Tidak gampang menjawab pertanyaan anak sulung. Perlu argumentasi memadahi untuk memberi penjelasan. Perlu dicari jalan tengah. Tidak mematahkan semangat belajar mempersiapkan ujian nasional. Dan dirinya bisa memahami. Nilai ujian nasional bukan satu-satunya penentu seseorang meraih sukses. Ada banyak faktor lain untuk membuat orang menjadi berhasil dalam hidupnya. Diantaranya adalah menetapkan tujuan, bekerja keras, serta bisa membagi waktu.

Pemahaman itu yang saya gunakan untuk memberi jawaban pada anak sulung. Ujian nasional jangan menjadi tujuan akhir satu-satunya. Ujian nasional merupakan sarana belajar  menetapkan tujuan. Anak sulung memiliki target capaian nilai.Menetapkan target nilai sebagai bagian belajar menetapkan tujuan.

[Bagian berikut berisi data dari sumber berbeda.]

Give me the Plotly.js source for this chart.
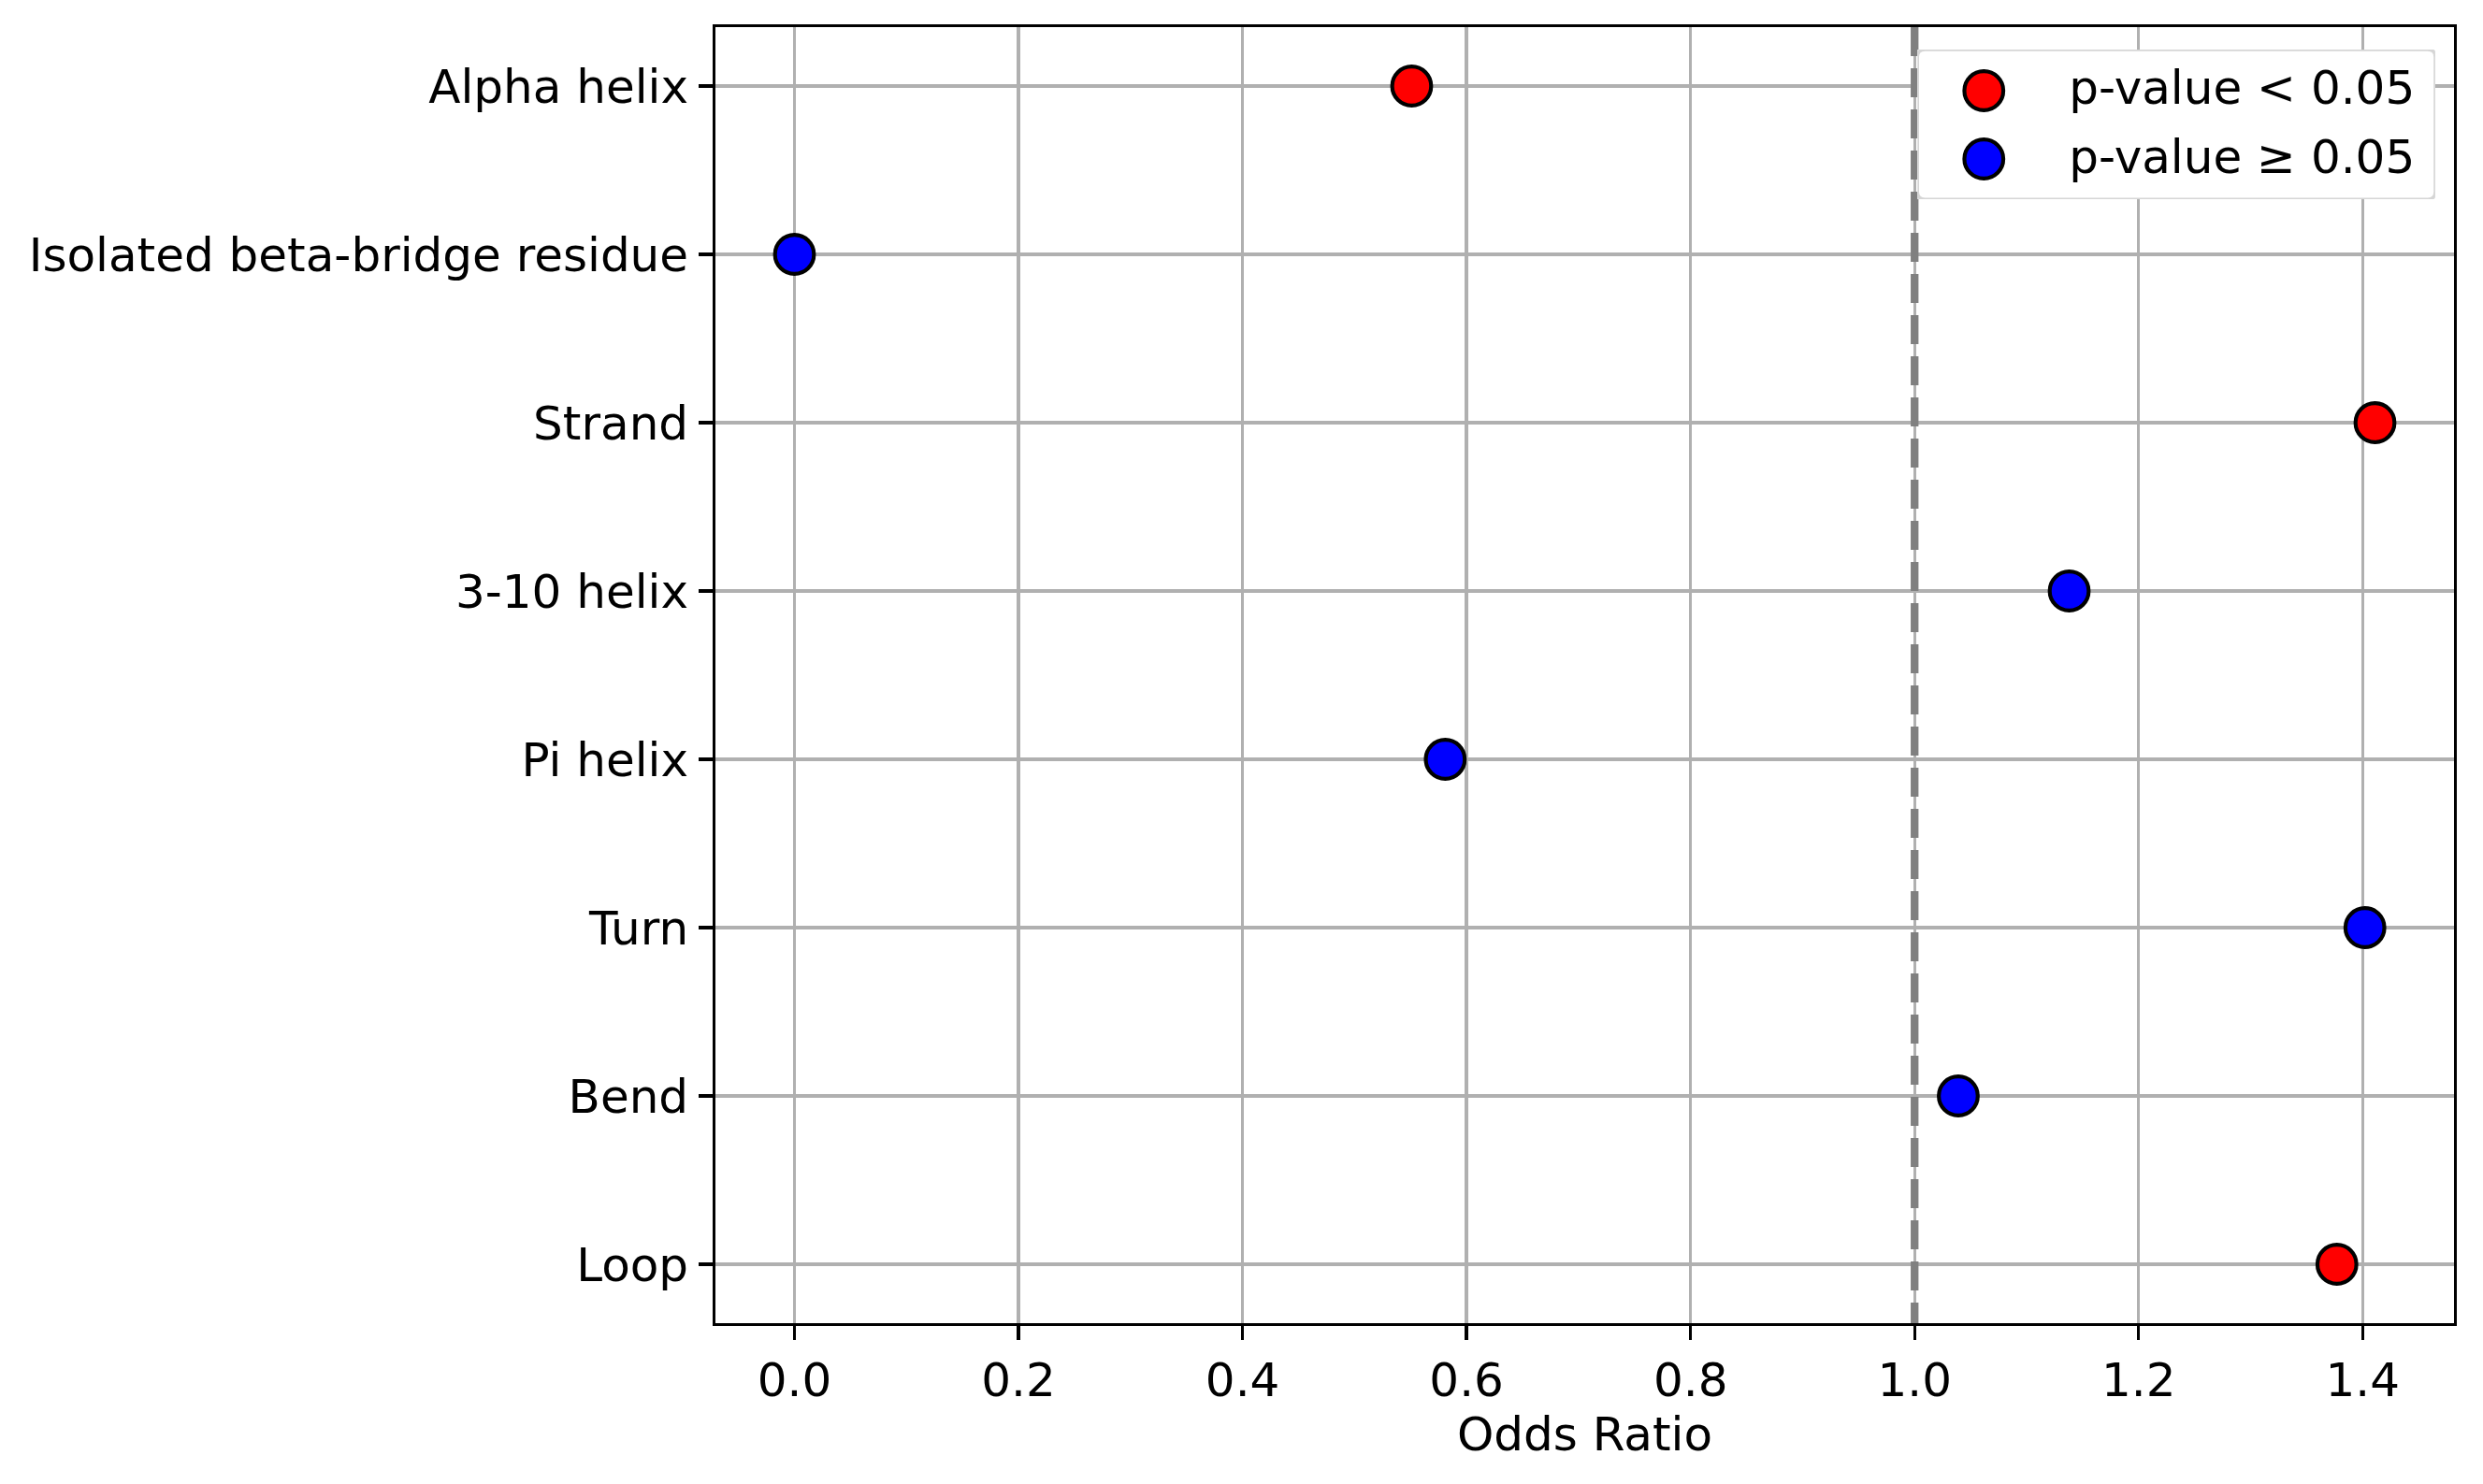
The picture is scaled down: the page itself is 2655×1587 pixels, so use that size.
<!DOCTYPE html>
<html>
<head>
<meta charset="utf-8">
<script src="https://cdn.plot.ly/plotly-3.0.1.min.js"></script>
<style>
  html, body { margin: 0; padding: 0; background: #fff; }
  #chart { width: 2655px; height: 1587px; }
</style>
</head>
<body>
<div id="chart"></div>
<script>
// secondary structure classes, top to bottom
const categories = ['Alpha helix', 'Isolated beta-bridge residue', 'Strand', '3-10 helix',
                    'Pi helix', 'Turn', 'Bend', 'Loop'];
const oddsRatios = [0.551, 0.0, 1.411, 1.138, 0.581, 1.402, 1.039, 1.377];
const significant = [true, false, true, false, false, false, false, true];

const legendLabels = ['p-value < 0.05', 'p-value ≥ 0.05'];
const legendColors = ['red', 'blue'];

const FONT = 'DejaVu Sans';
const PX = 300 / 72;   // points -> pixels at 300 dpi

function pick(flag) {
    const x = [], y = [];
    categories.forEach((c, i) => {
        if (significant[i] === flag) { x.push(oddsRatios[i]); y.push(c); }
    });
    return { x, y };
}

const markerStyle = color => ({
    color: color,
    size: 10 * PX,
    line: { color: 'black', width: 1 * PX }
});

const sig = pick(true);
const nonSig = pick(false);

const traces = [
    { x: sig.x, y: sig.y, type: 'scatter', mode: 'markers', name: legendLabels[0],
      marker: markerStyle(legendColors[0]), showlegend: false, cliponaxis: false },
    { x: nonSig.x, y: nonSig.y, type: 'scatter', mode: 'markers', name: legendLabels[1],
      marker: markerStyle(legendColors[1]), showlegend: false, cliponaxis: false },
    // hand-made legend living on its own small axes
    { x: [71, 71], y: [44, 117], xaxis: 'x2', yaxis: 'y2', type: 'scatter', mode: 'markers',
      marker: { color: legendColors, size: 10 * PX, line: { color: 'black', width: 1 * PX } },
      showlegend: false, hoverinfo: 'skip' },
    { x: [162, 162], y: [46, 119], xaxis: 'x2', yaxis: 'y2', type: 'scatter', mode: 'text',
      text: legendLabels, textposition: 'middle right',
      textfont: { family: FONT, size: 50, color: 'black' },
      showlegend: false, hoverinfo: 'skip', cliponaxis: false }
];

const xMax = Math.max(...oddsRatios), xMin = Math.min(...oddsRatios);
const pad = (xMax - xMin) * 0.05;
const nCat = categories.length;

// legend frame with rounded corners, in legend-axis units
const W = 554, H = 160, R = 8;
const framePath = `M ${R},0 L ${W - R},0 Q ${W},0 ${W},${R} L ${W},${H - R} Q ${W},${H} ${W - R},${H} ` +
                  `L ${R},${H} Q 0,${H} 0,${H - R} L 0,${R} Q 0,0 ${R},0 Z`;

const layout = {
    width: 2655,
    height: 1587,
    margin: { l: 765, r: 31, t: 29, b: 172 },
    paper_bgcolor: 'white',
    plot_bgcolor: 'white',
    font: { family: FONT, size: 50, color: 'black' },
    showlegend: false,
    xaxis: {
        range: [xMin - pad, xMax + pad],
        tickvals: [0, 0.2, 0.4, 0.6, 0.8, 1.0, 1.2, 1.4],
        ticktext: ['0.0', '0.2', '0.4', '0.6', '0.8', '1.0', '1.2', '1.4'],
        ticks: 'outside', ticklen: 3.5 * PX, tickwidth: 0.8 * PX, tickcolor: 'black',
        showline: true, linecolor: 'black', linewidth: 0.8 * PX, mirror: true,
        showgrid: true, gridcolor: '#b0b0b0', gridwidth: 0.8 * PX,
        zeroline: false,
        tickfont: { family: FONT, size: 50 },
        title: { text: 'Odds Ratio', font: { family: FONT, size: 50 }, standoff: 13 }
    },
    yaxis: {
        type: 'category',
        categoryorder: 'array',
        categoryarray: categories,
        range: [nCat - 1 + 0.35, -0.35],
        ticks: 'outside', ticklen: 3.5 * PX, tickwidth: 0.8 * PX, tickcolor: 'black',
        showline: true, linecolor: 'black', linewidth: 0.8 * PX, mirror: true,
        showgrid: true, gridcolor: '#b0b0b0', gridwidth: 0.8 * PX,
        zeroline: false,
        tickfont: { family: FONT, size: 50 },
        ticklabelstandoff: 1
    },
    xaxis2: {
        domain: [0.6914, 0.9892], anchor: 'y2', range: [0, W],
        visible: false, fixedrange: true
    },
    yaxis2: {
        domain: [0.8672, 0.9827], anchor: 'x2', range: [H, 0],
        visible: false, fixedrange: true
    },
    shapes: [
        // reference line at OR = 1
        { type: 'line', xref: 'x', yref: 'y', x0: 1, x1: 1, y0: -0.35, y1: nCat - 1 + 0.35,
          layer: 'between', line: { color: 'gray', width: 2 * PX, dash: '31px,13px' } },
        // legend frame
        { type: 'path', xref: 'x2', yref: 'y2', path: framePath,
          layer: 'below', fillcolor: 'rgba(255,255,255,0.8)',
          line: { color: '#d6d6d6', width: 0.8 * PX } }
    ]
};

Plotly.newPlot('chart', traces, layout, { displayModeBar: false, staticPlot: true });
</script>
</body>
</html>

Agar target nilai bisa diraih perlu disertai belajar di atas rata-rata. Maka ujian nasional sesungguhnya menjadi bagian dari belajar untuk bekerja keras. Tidak ada pencapaian yang maksimal tanpa kerja keras. Kerja keras akan berbuah hasil yang positif. Ujian nasional justru memberi kesempatan  menanamkan nilai-nilai semangat kerja keras.

Ujian nasional  juga bagian dari belajar membagi waktu. Persiapan ujian nasional jadwal anak sulung sangat padat. Sekolah sampai sore. Masih harus les. Masih harus belajar lagi di rumah. Menjadi sibuk. Berarti belajar membagi waktu.

Jawaban pada anak sulung saya beri closing. Apapun hasilnya diterima. Harus siap mental. Yang penting selama proses mempersiapkan ujian nasional sudah dilakukan dengan sungguh-sungguh. Ayah. Bunda. Akan menghargai apapun hasilnya.

Penantian yang mendebarkan akhirnya tiba. Sebagai orang tua harus siap kemungkinan yang terjadi. Selalu saya suarakan dalam hati. Apapun hasilnya. Diterima. Beri apresiasi. Ambil hikmahnya.

Dan ternyata sebagi orang tua bersyukur. Hasil nilai ujian nasional anak sulung menggembirakan. Liburan pun dilanjutkan. Tidak jadi pulang. Sebagai bentuk apresiasi. Anak sudah berjuang keras…!!!